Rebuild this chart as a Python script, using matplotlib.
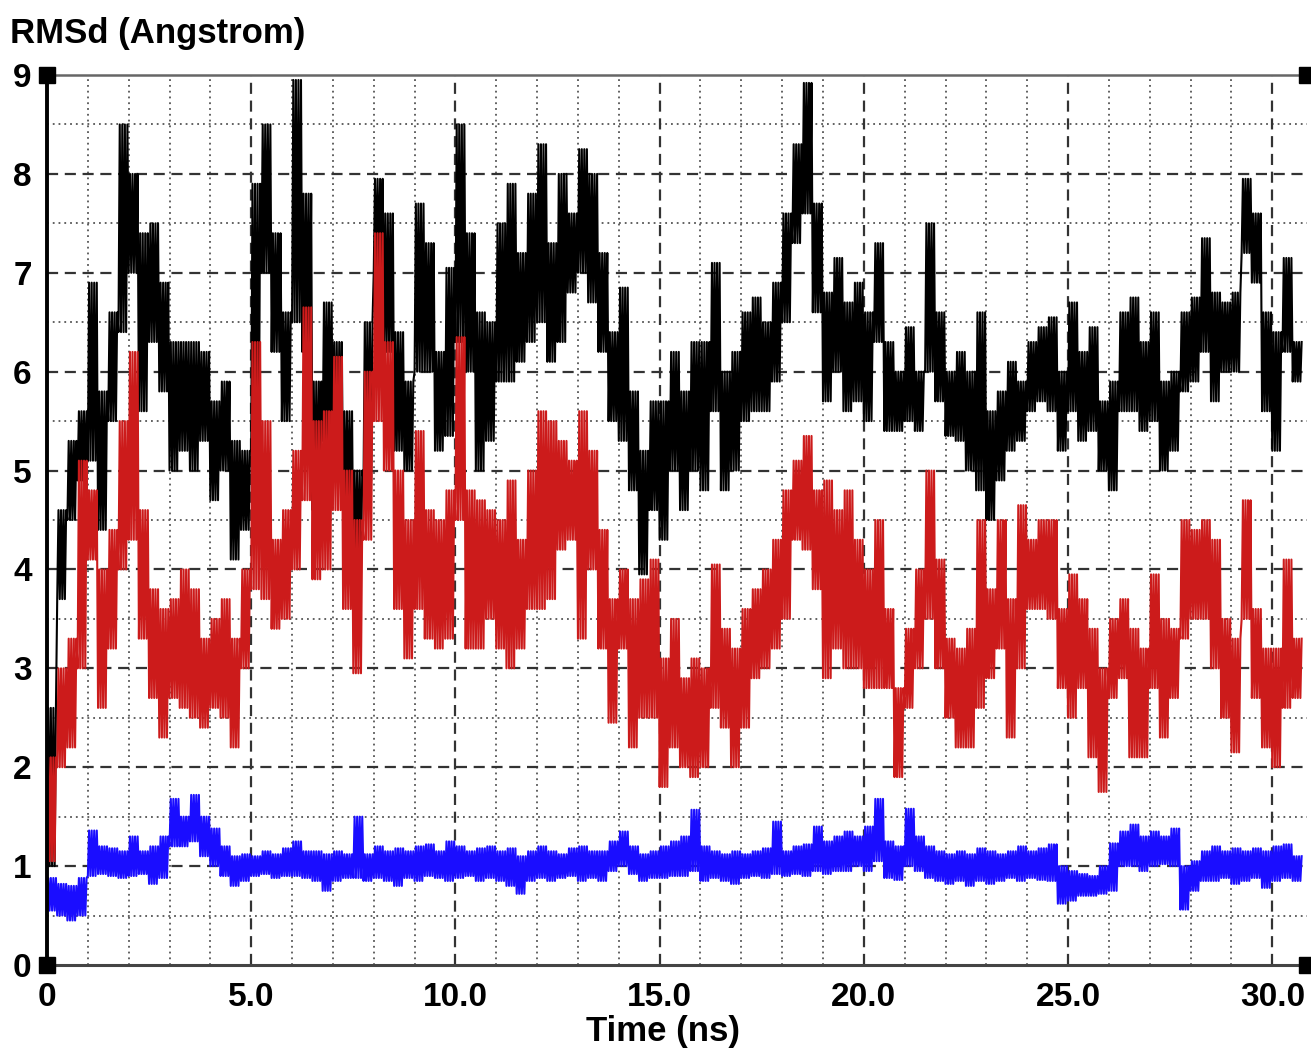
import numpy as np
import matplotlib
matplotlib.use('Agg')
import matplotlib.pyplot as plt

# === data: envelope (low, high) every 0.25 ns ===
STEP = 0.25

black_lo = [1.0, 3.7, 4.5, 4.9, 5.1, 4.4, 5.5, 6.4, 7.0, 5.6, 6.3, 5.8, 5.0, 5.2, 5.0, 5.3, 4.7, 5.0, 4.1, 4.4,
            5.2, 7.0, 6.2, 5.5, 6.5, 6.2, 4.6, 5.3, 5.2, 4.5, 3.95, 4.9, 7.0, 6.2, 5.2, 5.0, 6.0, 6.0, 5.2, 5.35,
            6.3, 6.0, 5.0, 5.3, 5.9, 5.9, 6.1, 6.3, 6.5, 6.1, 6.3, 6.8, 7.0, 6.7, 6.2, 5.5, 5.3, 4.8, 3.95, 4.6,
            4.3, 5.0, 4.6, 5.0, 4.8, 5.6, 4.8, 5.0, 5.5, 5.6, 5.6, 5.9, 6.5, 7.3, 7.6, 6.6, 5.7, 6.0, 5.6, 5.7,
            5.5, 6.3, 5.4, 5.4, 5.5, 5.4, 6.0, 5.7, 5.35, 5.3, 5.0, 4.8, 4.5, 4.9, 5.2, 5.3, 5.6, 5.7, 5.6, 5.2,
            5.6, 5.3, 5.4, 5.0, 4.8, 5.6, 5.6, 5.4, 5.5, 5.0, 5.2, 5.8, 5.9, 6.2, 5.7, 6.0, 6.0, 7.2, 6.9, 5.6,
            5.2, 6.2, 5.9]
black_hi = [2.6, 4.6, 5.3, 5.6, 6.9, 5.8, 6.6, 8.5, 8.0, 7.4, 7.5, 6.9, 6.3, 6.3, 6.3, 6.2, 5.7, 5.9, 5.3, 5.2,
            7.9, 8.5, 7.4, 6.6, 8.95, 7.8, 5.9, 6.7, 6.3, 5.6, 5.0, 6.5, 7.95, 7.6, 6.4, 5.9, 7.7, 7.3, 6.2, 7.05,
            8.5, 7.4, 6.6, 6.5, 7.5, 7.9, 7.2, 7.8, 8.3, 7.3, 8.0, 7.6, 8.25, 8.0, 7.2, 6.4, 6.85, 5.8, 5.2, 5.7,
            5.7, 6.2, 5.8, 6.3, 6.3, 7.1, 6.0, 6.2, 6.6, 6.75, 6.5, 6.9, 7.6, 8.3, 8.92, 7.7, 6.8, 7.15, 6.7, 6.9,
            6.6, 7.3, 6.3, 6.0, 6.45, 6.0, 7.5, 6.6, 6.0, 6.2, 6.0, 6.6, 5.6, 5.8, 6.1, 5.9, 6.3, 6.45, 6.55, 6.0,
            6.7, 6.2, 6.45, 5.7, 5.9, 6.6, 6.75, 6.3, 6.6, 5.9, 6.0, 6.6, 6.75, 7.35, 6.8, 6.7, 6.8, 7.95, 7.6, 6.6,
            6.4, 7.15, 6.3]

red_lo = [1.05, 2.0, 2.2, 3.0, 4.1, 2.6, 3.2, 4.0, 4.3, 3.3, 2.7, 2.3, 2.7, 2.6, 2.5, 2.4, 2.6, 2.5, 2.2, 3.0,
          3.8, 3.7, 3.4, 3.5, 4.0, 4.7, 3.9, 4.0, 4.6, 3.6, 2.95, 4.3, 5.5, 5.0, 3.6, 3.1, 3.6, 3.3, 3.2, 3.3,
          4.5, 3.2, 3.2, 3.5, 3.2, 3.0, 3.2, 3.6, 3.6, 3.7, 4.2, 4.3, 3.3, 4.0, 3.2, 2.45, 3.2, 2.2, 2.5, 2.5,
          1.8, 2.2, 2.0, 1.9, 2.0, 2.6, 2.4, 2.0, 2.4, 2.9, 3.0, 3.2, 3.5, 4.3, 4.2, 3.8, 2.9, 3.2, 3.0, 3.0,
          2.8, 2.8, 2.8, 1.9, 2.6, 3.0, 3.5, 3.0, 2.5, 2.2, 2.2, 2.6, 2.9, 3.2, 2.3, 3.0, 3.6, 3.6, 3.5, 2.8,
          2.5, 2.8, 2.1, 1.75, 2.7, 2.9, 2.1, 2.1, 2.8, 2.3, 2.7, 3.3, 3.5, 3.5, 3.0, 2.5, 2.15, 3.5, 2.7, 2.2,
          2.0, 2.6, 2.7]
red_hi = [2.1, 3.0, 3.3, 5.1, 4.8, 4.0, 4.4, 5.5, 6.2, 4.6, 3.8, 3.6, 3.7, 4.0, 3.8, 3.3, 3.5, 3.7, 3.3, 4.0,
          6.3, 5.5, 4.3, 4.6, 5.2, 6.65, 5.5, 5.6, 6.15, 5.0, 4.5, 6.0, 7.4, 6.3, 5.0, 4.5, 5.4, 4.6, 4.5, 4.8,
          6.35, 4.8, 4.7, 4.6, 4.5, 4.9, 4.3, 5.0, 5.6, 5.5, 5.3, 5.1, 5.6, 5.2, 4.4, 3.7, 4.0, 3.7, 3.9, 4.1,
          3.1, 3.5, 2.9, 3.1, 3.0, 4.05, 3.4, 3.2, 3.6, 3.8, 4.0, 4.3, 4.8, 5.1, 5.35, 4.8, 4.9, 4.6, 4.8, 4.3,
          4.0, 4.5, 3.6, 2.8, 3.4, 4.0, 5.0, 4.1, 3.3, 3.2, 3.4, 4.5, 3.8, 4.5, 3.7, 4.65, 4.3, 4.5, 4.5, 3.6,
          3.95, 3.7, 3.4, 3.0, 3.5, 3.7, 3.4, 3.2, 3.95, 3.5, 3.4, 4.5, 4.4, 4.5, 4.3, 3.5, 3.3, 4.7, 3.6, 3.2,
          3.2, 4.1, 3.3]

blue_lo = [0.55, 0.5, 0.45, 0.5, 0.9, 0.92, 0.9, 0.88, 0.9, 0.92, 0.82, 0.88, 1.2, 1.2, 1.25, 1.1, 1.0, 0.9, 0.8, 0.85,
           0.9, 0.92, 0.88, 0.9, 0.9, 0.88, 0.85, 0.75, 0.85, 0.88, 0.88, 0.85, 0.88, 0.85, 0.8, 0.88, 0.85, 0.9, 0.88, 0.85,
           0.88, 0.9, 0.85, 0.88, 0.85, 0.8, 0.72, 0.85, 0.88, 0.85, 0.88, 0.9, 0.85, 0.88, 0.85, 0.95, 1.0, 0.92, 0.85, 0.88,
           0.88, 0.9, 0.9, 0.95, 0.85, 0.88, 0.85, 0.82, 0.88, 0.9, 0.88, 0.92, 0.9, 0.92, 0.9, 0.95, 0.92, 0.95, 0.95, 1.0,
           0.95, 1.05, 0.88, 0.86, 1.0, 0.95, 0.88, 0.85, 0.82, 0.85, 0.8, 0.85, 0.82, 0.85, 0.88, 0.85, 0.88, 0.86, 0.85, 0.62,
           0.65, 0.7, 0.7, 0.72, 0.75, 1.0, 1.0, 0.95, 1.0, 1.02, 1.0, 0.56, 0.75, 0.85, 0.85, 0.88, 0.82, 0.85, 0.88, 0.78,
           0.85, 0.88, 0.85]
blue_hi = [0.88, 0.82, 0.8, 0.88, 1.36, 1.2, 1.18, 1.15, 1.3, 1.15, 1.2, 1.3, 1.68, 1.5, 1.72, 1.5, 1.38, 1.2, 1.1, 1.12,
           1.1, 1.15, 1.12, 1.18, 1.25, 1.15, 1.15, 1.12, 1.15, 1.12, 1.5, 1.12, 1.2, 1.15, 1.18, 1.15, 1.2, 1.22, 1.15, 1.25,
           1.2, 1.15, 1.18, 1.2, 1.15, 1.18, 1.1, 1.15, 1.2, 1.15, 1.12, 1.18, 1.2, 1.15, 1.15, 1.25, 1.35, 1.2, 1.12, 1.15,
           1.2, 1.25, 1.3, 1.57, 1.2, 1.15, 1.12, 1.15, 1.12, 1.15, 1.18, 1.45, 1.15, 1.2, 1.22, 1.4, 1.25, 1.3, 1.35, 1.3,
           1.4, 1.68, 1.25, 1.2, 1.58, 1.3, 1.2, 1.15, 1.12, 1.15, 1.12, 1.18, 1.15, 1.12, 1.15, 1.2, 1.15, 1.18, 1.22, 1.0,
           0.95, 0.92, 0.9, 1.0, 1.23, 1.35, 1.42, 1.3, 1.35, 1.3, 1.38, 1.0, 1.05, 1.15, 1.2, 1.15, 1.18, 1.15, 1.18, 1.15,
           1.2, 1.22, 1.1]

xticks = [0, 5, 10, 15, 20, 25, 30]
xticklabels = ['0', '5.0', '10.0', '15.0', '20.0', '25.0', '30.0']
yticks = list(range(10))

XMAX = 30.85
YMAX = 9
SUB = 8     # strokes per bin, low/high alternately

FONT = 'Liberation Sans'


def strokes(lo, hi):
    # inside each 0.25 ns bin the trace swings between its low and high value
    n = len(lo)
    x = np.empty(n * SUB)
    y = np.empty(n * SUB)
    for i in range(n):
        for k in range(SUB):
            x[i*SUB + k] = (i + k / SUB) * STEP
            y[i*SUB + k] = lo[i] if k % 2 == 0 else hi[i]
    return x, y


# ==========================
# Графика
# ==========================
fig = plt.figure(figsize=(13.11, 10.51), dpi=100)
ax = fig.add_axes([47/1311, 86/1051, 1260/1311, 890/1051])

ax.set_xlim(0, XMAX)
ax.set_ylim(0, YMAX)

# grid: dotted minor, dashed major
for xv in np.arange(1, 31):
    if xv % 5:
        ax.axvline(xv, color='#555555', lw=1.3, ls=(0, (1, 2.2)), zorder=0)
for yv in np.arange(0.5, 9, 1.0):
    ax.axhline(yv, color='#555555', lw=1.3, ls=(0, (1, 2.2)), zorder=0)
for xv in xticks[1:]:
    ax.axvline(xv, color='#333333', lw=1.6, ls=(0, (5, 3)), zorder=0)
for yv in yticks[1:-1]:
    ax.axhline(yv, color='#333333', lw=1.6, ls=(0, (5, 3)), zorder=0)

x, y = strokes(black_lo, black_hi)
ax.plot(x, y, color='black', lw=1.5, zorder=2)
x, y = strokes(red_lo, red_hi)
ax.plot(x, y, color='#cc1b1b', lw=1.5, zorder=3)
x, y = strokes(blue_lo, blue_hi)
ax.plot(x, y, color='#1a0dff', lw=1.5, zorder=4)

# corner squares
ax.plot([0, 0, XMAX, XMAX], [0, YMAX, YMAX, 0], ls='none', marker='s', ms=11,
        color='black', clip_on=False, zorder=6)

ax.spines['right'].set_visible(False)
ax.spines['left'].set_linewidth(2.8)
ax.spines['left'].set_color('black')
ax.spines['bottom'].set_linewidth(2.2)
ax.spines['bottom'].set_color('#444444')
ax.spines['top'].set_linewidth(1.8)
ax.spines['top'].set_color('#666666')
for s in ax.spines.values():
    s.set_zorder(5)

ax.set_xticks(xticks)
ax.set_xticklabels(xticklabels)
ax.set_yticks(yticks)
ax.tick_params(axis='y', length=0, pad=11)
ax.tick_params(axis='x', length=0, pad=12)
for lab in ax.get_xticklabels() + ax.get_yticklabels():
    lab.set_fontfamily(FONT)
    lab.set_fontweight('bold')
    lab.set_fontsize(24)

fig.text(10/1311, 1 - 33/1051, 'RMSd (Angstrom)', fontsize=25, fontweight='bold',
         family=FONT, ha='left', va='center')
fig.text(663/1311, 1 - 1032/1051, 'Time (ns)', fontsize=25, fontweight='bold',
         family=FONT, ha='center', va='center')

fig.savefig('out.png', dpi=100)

◆ ◆ ◆

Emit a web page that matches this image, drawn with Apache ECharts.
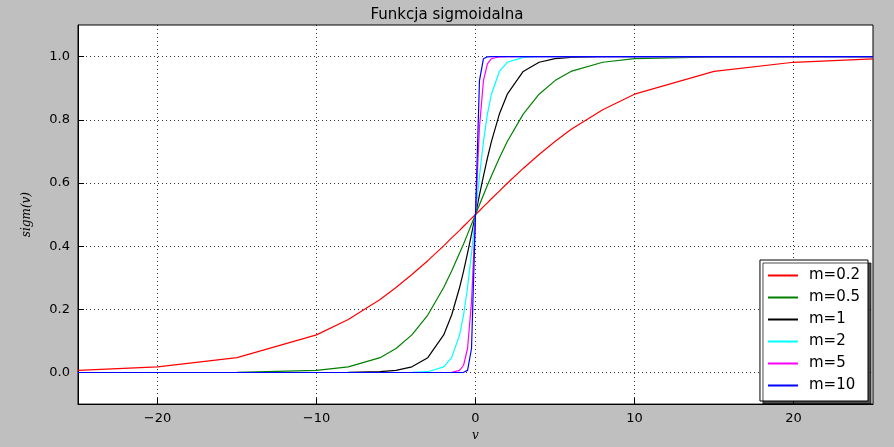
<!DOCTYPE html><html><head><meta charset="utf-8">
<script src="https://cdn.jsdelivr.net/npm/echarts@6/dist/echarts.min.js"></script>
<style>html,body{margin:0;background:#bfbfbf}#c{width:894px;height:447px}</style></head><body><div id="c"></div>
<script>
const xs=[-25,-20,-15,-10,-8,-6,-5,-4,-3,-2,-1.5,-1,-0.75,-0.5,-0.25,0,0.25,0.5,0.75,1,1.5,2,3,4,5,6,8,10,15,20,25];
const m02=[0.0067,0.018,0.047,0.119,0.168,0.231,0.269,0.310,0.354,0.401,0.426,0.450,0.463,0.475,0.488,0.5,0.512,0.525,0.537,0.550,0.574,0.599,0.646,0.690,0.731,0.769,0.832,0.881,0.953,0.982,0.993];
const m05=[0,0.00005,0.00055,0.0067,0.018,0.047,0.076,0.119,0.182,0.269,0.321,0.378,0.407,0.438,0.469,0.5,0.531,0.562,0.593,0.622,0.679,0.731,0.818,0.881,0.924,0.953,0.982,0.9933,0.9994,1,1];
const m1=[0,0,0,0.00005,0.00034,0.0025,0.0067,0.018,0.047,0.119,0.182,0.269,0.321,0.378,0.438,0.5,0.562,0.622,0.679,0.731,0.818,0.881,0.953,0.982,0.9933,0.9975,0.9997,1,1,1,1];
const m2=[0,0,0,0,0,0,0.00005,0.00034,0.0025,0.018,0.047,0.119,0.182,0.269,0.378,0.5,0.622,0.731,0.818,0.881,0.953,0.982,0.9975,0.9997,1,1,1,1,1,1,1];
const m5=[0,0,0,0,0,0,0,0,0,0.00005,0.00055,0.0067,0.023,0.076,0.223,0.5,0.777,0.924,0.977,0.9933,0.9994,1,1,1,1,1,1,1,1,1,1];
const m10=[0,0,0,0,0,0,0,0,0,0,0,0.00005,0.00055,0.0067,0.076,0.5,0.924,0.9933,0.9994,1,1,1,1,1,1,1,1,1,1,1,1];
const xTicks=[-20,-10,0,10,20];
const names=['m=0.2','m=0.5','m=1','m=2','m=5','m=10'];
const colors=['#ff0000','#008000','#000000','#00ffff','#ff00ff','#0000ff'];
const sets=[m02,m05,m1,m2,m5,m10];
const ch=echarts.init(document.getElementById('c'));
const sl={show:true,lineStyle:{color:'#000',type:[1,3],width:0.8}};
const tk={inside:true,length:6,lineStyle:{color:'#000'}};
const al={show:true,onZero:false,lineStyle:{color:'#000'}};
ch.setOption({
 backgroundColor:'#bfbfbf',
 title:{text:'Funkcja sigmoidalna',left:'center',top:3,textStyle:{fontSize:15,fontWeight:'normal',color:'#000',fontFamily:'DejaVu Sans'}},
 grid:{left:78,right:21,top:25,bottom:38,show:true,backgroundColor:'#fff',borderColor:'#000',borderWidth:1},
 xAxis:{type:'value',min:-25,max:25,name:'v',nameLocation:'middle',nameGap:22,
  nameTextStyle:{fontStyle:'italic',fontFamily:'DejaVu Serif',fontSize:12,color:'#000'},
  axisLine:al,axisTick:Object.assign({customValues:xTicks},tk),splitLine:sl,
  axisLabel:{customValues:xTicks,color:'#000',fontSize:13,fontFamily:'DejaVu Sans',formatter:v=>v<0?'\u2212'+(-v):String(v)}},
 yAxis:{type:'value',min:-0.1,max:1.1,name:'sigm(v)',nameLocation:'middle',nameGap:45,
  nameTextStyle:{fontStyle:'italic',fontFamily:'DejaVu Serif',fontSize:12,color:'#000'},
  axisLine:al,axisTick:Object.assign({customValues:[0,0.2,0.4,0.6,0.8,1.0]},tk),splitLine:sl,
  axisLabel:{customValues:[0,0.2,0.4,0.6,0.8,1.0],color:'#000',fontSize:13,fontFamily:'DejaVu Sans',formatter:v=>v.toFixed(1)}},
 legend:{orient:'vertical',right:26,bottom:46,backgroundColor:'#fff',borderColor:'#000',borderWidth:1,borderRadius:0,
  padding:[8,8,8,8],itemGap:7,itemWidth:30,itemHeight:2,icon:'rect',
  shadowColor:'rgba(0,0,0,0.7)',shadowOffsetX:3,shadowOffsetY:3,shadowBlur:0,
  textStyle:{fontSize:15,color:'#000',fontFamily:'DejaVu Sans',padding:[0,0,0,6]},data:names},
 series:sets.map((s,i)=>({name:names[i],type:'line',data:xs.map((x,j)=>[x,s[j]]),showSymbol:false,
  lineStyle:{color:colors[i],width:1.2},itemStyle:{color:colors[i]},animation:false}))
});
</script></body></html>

◆ ◆ ◆

From the material above, reproduce only what runs from the line holding "Rebuild this chart" down to the line holding "STEP = 0.25", both included, pictures excluded.

Rebuild this chart as a Python script, using matplotlib.
import numpy as np
import matplotlib
matplotlib.use('Agg')
import matplotlib.pyplot as plt

# === data: envelope (low, high) every 0.25 ns ===
STEP = 0.25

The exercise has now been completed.